Although Mr. Malkiel is a longtime champion of passive, low-cost index investing, a strategy that has worked well since the financial crisis, last year he endorsed an “advanced indexing” approach at the automated investment manager Wealthfront, where he is chief investment adviser. Wealthfront aims to outperform strictly passive investing, and its taxable portfolio returned 20.56 percent last year, which indeed beat its benchmark.
Mr. Dodson is an active manager who focuses on stock selection. “I’ve never had a good record at market timing,” he said. “I look for stocks that are undervalued, but I’m having terrible trouble finding anything that’s reasonably priced.”
Technology stocks in general “are way overvalued,” he said. He has cut back on his fund’s large positions in Micron Technologies, Apple and Applied Materials after they notched big gains. With benefit of hindsight, he wouldn’t have sold them, “but someone once asked Bernard Baruch how he became so rich,” Mr. Dodson said. “‘I made my money by selling too soon,’” the famed financier replied.

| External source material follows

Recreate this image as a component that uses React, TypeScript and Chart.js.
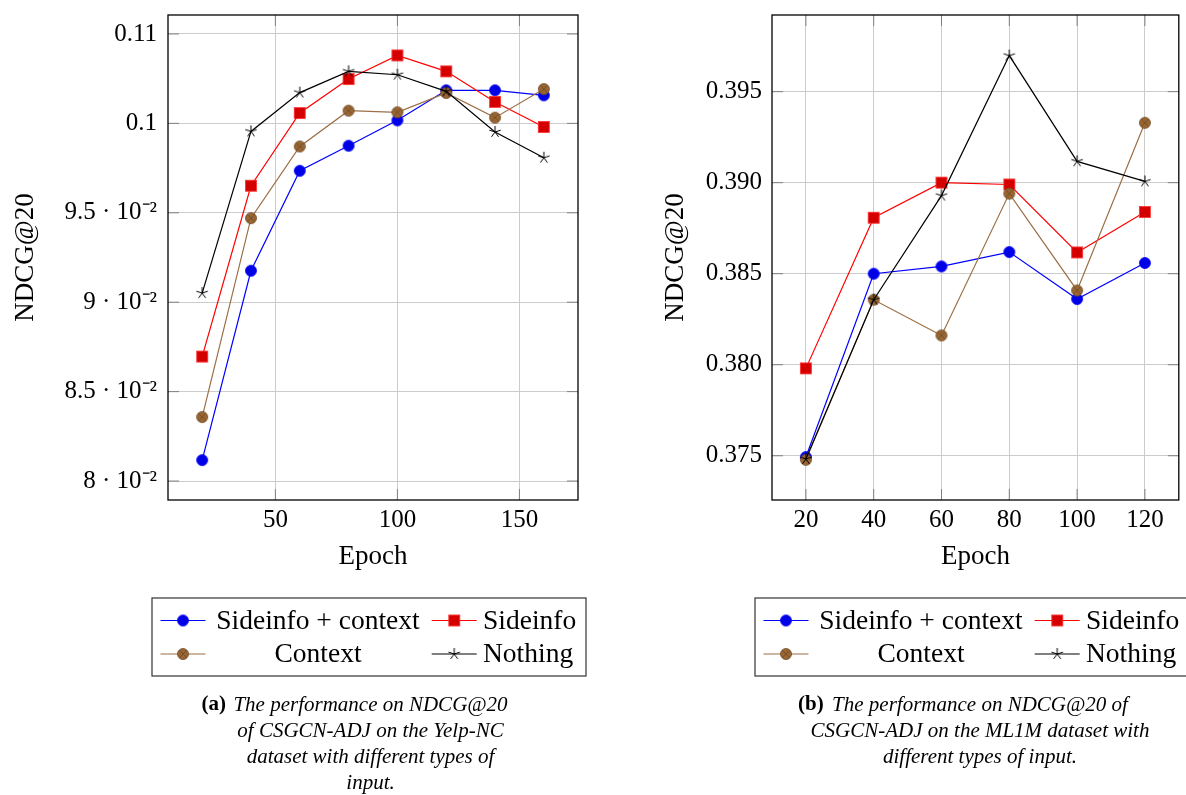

Still, there are “a few” undervalued opportunities, Mr. Dodson said. He cited the health care sector: The biotech concern Gilead Sciences and the generic-drug maker Perrigo are two of his fund’s largest holdings. The toymaker Mattel “is on the bargain table,” he said. And even in technology, his fund has a large position in Qualcomm, currently fighting a takeover bid by the rival chip-maker Broadcom.
If so much is indeed overvalued, then this year’s market could well reward discerning active managers. “I worry about the index funds,” Mr. Dodson said. “They’re getting close to 25 percent in technology, given the high valuations and market caps. If there’s a reversal, it’s going to hit the index funds hard. This may finally be the year that active managers outperform.”

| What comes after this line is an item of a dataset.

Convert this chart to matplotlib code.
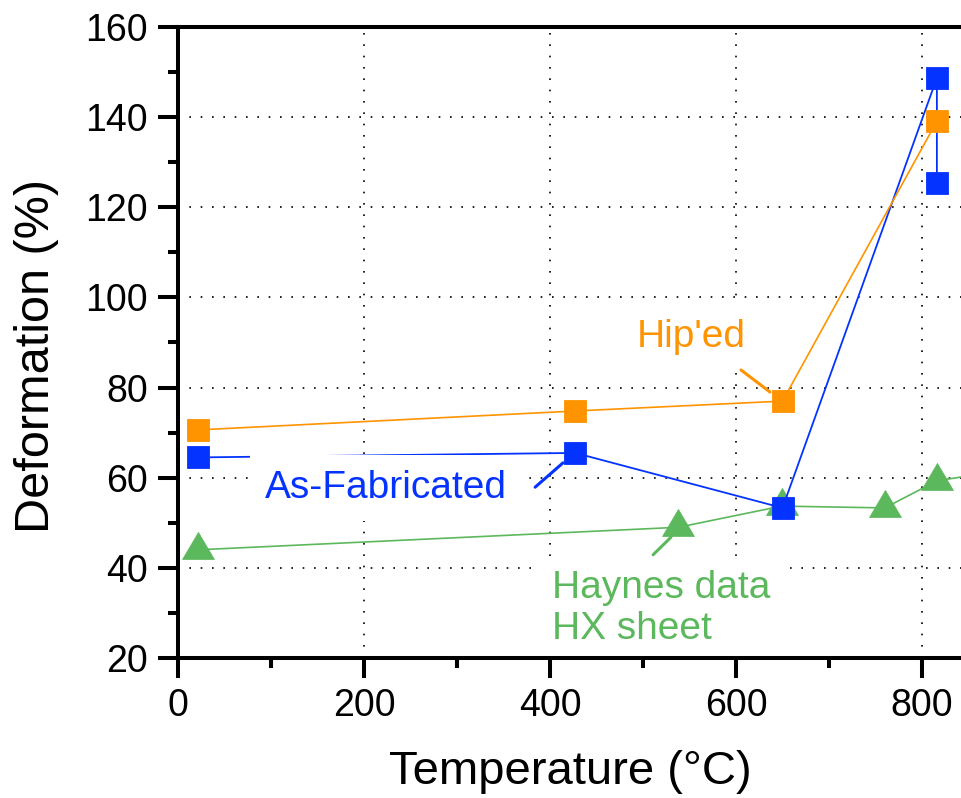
import matplotlib
matplotlib.use("Agg")
import matplotlib.pyplot as plt
from matplotlib.path import Path
from matplotlib.ticker import MultipleLocator

plt.rcParams['font.family'] = ['Liberation Sans', 'DejaVu Sans']

# Hip'ed material
hip_temp = [21, 427, 650, 816]
hip_def = [70.6, 74.8, 77.0, 139.1]

# As-fabricated material (two specimens tested at 816 °C)
fab_temp = [21, 427, 650, 816, 816]
fab_def = [64.5, 65.5, 53.3, 148.7, 125.4]

# Haynes data, HX sheet
hay_temp = [21, 538, 649, 760, 816, 871]
hay_def = [44.0, 49.0, 53.7, 53.3, 59.3, 61.1]

x_ticks = [0, 200, 400, 600, 800]
y_ticks = [20, 40, 60, 80, 100, 120, 140, 160]

ORANGE = '#FF9300'
BLUE = '#0433FF'
GREEN = '#5CB85C'

# triangle marker anchored at its centroid
tri = Path([(0, 0.667), (-0.59, -0.333), (0.59, -0.333), (0, 0.667)],
           [Path.MOVETO, Path.LINETO, Path.LINETO, Path.CLOSEPOLY])

fig = plt.figure(figsize=(9.62, 7.98), dpi=100)
ax = fig.add_axes([178 / 962, 140 / 798, 784 / 962, 631 / 798])

ax.plot(hay_temp, hay_def, color=GREEN, lw=1.2, marker=tri, ms=26,
        mfc=GREEN, mec=GREEN, mew=0.5, zorder=2, clip_on=True)
ax.plot(fab_temp, fab_def, color=BLUE, lw=1.3, marker='s', ms=16,
        mfc=BLUE, mec=BLUE, mew=0.6, zorder=3, clip_on=False)
ax.plot(hip_temp, hip_def, color=ORANGE, lw=1.2, marker='s', ms=16,
        mfc=ORANGE, mec=ORANGE, mew=0.6, zorder=4, clip_on=False)

ax.set_xlim(0, 843)
ax.set_ylim(20, 160)
ax.set_xticks(x_ticks)
ax.set_yticks(y_ticks)
ax.xaxis.set_minor_locator(MultipleLocator(100))
ax.yaxis.set_minor_locator(MultipleLocator(10))

ax.grid(True, which='major', color='black', linestyle=(0, (1, 5.8)), lw=1.2)
ax.set_axisbelow(True)

for side in ('left', 'bottom', 'top'):
    ax.spines[side].set_linewidth(2.9)
    ax.spines[side].set_zorder(10)
ax.spines['right'].set_visible(False)

ax.tick_params(which='major', direction='out', length=14.5, width=2.9,
               labelsize=27, pad=7)
ax.tick_params(which='minor', direction='out', length=7.5, width=2.9)
ax.tick_params(top=False, right=False, which='both')

ax.set_xlabel('Temperature (°C)', fontsize=34, va='center')
ax.xaxis.set_label_coords(0.501, -0.18)
ax.set_ylabel('Deformation (%)', fontsize=35, va='center')
ax.yaxis.set_label_coords((36 - 178) / 784, 0.479)

box = dict(boxstyle='square,pad=0.385', fc='white', ec='none')

ax.text(552, 89.0, "Hip'ed", color=ORANGE, fontsize=28, ha='center',
        va='baseline', bbox=box, zorder=6)
ax.text(224, 55.5, 'As-Fabricated', color=BLUE, fontsize=28, ha='center',
        va='baseline', bbox=box, zorder=6)
ax.text(402, 39.6, 'Haynes data\nHX sheet', color=GREEN, fontsize=28,
        ha='left', va='top', linespacing=1.2,
        bbox=dict(boxstyle='square,pad=0.3', fc='white', ec='none'), zorder=6)

# leader lines from labels to their series
leader = dict(arrowstyle='-', lw=2.2, shrinkA=0, shrinkB=0)
ax.annotate('', xy=(636.6, 79.0), xytext=(605.4, 83.9),
            arrowprops=dict(leader, color=ORANGE), zorder=7)
ax.annotate('', xy=(414, 63.3), xytext=(384, 57.9),
            arrowprops=dict(leader, color=BLUE), zorder=7)
ax.annotate('', xy=(530.1, 46.8), xytext=(510.8, 42.9),
            arrowprops=dict(leader, color=GREEN), zorder=7)

fig.savefig('out.png', dpi=100)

Mr. Stack agreed. “Active management isn’t about beating the market but about achieving market gains within a defined acceptance of risk,” he said. “There are selective opportunities, but you have to dig to find them. None are true bargains anymore.”
He recently bought shares in the diversified industrial manufacturer Ingersoll Rand and is moving his portfolio toward more defensive positions in consumer staples, energy and materials. “I’d rather be early with portfolio defenses and leave some profits on the table than go into a bear market fully exposed,” he said.

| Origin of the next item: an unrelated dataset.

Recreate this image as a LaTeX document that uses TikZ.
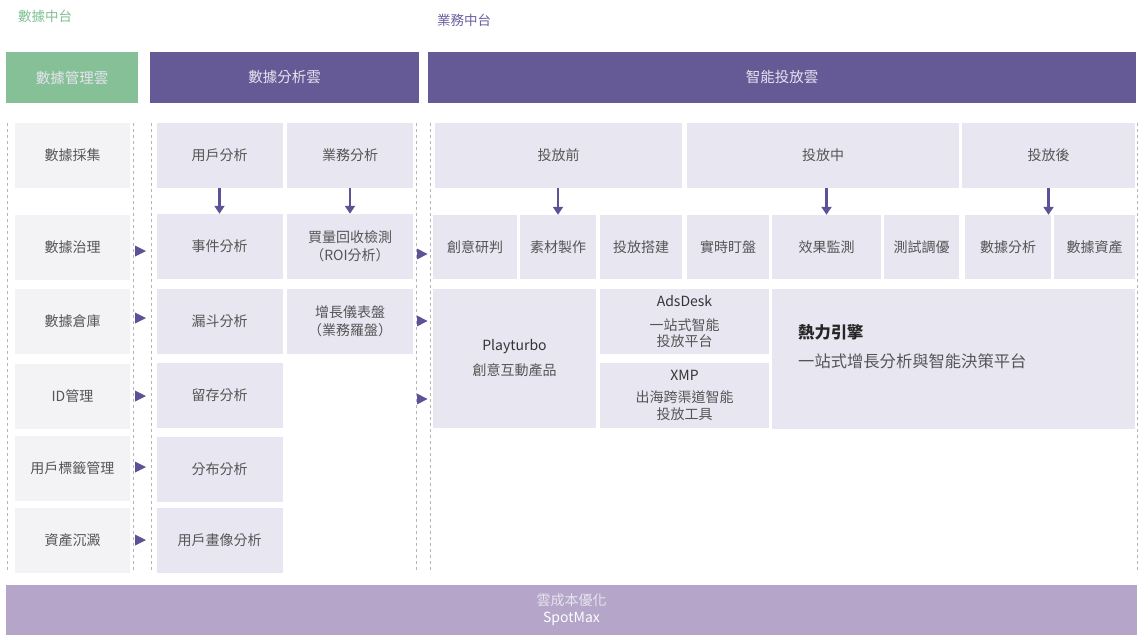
\documentclass[tikz,border=0pt]{standalone}
\usepackage{fontspec}
\setmainfont{Noto Sans CJK TC}
\usepackage{xcolor}
\usetikzlibrary{arrows.meta}

\definecolor{greenc}{HTML}{85C096}
\definecolor{purplec}{HTML}{655A96}
\definecolor{leftc}{HTML}{F3F3F5}
\definecolor{boxc}{HTML}{E8E6F1}
\definecolor{bandc}{HTML}{B4A5C9}
\definecolor{arrowc}{HTML}{5E5196}
\definecolor{sepc}{HTML}{B5B5B5}
\definecolor{txt}{HTML}{555555}
\definecolor{headtxt}{HTML}{E6E4EF}
\definecolor{titlegreen}{HTML}{7FBF95}
\definecolor{titlepurple}{HTML}{6B5FA0}

\tikzset{
  cloud/.style={inner sep=0, minimum height=51pt, text=headtxt, font=\fontsize{14.5}{17}\selectfont},
  leftbox/.style={fill=leftc, inner sep=0, minimum width=115pt, minimum height=65pt, text=txt, align=center, font=\fontsize{14}{18}\selectfont},
  box/.style={fill=boxc, inner sep=0, minimum height=65pt, text=txt, align=center, font=\fontsize{14}{18}\selectfont},
  down/.style={draw=arrowc, line width=2.5pt, -{Triangle[width=10pt,length=8pt]}},
  sep/.style={draw=sepc, line width=0.8pt, dash pattern=on 3pt off 3pt},
  dark/.style={text=black!80}
}

\begin{document}
\begin{tikzpicture}[x=1pt, y=-1pt]
  \useasboundingbox (0,0) rectangle (1138,635);

  % titles
  \node[text=titlegreen, font=\fontsize{13.5}{15}\selectfont] (datatitle) at (45,16) {數據中台};
  \node[text=titlepurple, font=\fontsize{13.5}{15}\selectfont] (biztitle) at (464,20) {業務中台};

  % cloud headers
  \node[cloud, fill=greenc, minimum width=132pt] (mgmt) at (72,77.5) {數據管理雲};
  \node[cloud, fill=purplec, minimum width=269pt] (anal) at (284.5,77.5) {數據分析雲};
  \node[cloud, fill=purplec, minimum width=708pt] (ads) at (782,77.5) {智能投放雲};

  % dashed separators
  \foreach \x in {7,133,151,416,430,1137}
    \draw[sep] (\x,123) -- (\x,573);

  % data management column
  \node[leftbox] (collect) at (72.5,155.5) {數據採集};
  \node[leftbox] (govern) at (72.5,247) {數據治理};
  \node[leftbox] (store) at (72.5,321) {數據倉庫};
  \node[leftbox] (idmgmt) at (72.5,396) {ID管理};
  \node[leftbox] (tags) at (72.5,468.5) {用戶標籤管理};
  \node[leftbox] (assets) at (72.5,540.5) {資產沉澱};

  % data analysis column
  \node[box, minimum width=126pt] (user) at (219.5,155.5) {用戶分析};
  \node[box, minimum width=126pt] (event) at (219.5,246.5) {事件分析};
  \node[box, minimum width=126pt] (funnel) at (219.5,321) {漏斗分析};
  \node[box, minimum width=126pt] (retain) at (219.5,395.5) {留存分析};
  \node[box, minimum width=126pt] (distrib) at (219.5,469.5) {分布分析};
  \node[box, minimum width=126pt] (portrait) at (219.5,540.5) {用戶畫像分析};
  \node[box, minimum width=126pt] (biz) at (350,155.5) {業務分析};
  \node[box, minimum width=126pt] (roi) at (350,246.5) {買量回收檢測\\（ROI分析）};
  \node[box, minimum width=126pt] (growth) at (350,321) {增長儀表盤\\（業務羅盤）};

  \draw[down] (user.south) -- (user.south |- event.north);
  \draw[down] (biz.south) -- (biz.south |- roi.north);

  % ad delivery stages
  \node[box, minimum width=247pt] (pre) at (558.5,155.5) {投放前};
  \node[box, minimum width=272pt] (during) at (823,155.5) {投放中};
  \node[box, minimum width=173pt] (post) at (1048.5,155.5) {投放後};

  \node[box, minimum width=84pt, minimum height=64pt] (judge) at (475,247) {創意研判};
  \node[box, minimum width=76pt, minimum height=64pt] (material) at (558,247) {素材製作};
  \node[box, minimum width=82pt, minimum height=64pt] (setup) at (641,247) {投放搭建};
  \node[box, minimum width=82pt, minimum height=64pt] (watch) at (728,247) {實時盯盤};
  \node[box, minimum width=109pt, minimum height=64pt] (monitor) at (826.5,247) {效果監測};
  \node[box, minimum width=75pt, minimum height=64pt] (tune) at (921.5,247) {測試調優};
  \node[box, minimum width=86pt, minimum height=64pt] (dataan) at (1008,247) {數據分析};
  \node[box, minimum width=81pt, minimum height=64pt] (dataas) at (1094.5,247) {數據資產};

  \coordinate (postend) at (post.south |- dataan.north);
  \draw[down] (material.north |- pre.south) -- (material.north);
  \draw[down] (monitor.north |- during.south) -- (monitor.north);
  \draw[down] (post.south) -- (postend);

  % products
  \node[box, minimum width=163pt, minimum height=139pt] (playturbo) at (514.5,358.5)
    {{\color{black!80}Playturbo}\\[7pt]創意互動產品};
  \node[box, minimum width=169pt] (adsdesk) at (684.5,321.5)
    {{\color{black!80}AdsDesk}\\[6pt]一站式智能\\[-1.5pt]投放平台};
  \node[box, minimum width=169pt] (xmp) at (684.5,395.5)
    {{\color{black!80}XMP}\\[4pt]出海跨渠道智能\\[-1.5pt]投放工具};
  \node[box, minimum width=363pt, minimum height=140pt] (engine) at (953.5,359) {};
  \node[anchor=north west, inner sep=0, align=left, text=txt, font=\fontsize{16.3}{29}\selectfont]
    (enginetxt) at (798,324) {{\bfseries\color{black!85}熱力引擎}\\一站式增長分析與智能決策平台};

  % flow markers
  \foreach \y in {251,318,396,467,540}
    \fill[arrowc] (135,\y-5.5) -- ++(11,5.5) -- ++(-11,5.5) -- cycle;
  \foreach \y in {254,321,399}
    \fill[arrowc] (417,\y-5.5) -- ++(10.5,5.5) -- ++(-10.5,5.5) -- cycle;

  % cost band
  \node[fill=bandc, inner sep=0, minimum width=1131pt, minimum height=50pt, align=center,
    text=white, font=\fontsize{14}{17}\selectfont] (spotmax) at (571.5,610)
    {{\color{headtxt}雲成本優化}\\SpotMax};
\end{tikzpicture}
\end{document}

Mr. Stack said that in examining bull markets over the past 50 years, he had found that both the technology and energy sectors outperformed in the late stages of a bull market. He said investors “should have some portion of their portfolio in the materials sector, notably energy, which had been so out of favor” until mid-2017.
In my outlook column last year, Damien Courvalin, head of energy research for Goldman Sachs’s Global Investment Research commodities team, was uncannily accurate in forecasting that oil prices would recover in 2017 and stabilize at $55 to $60 per barrel.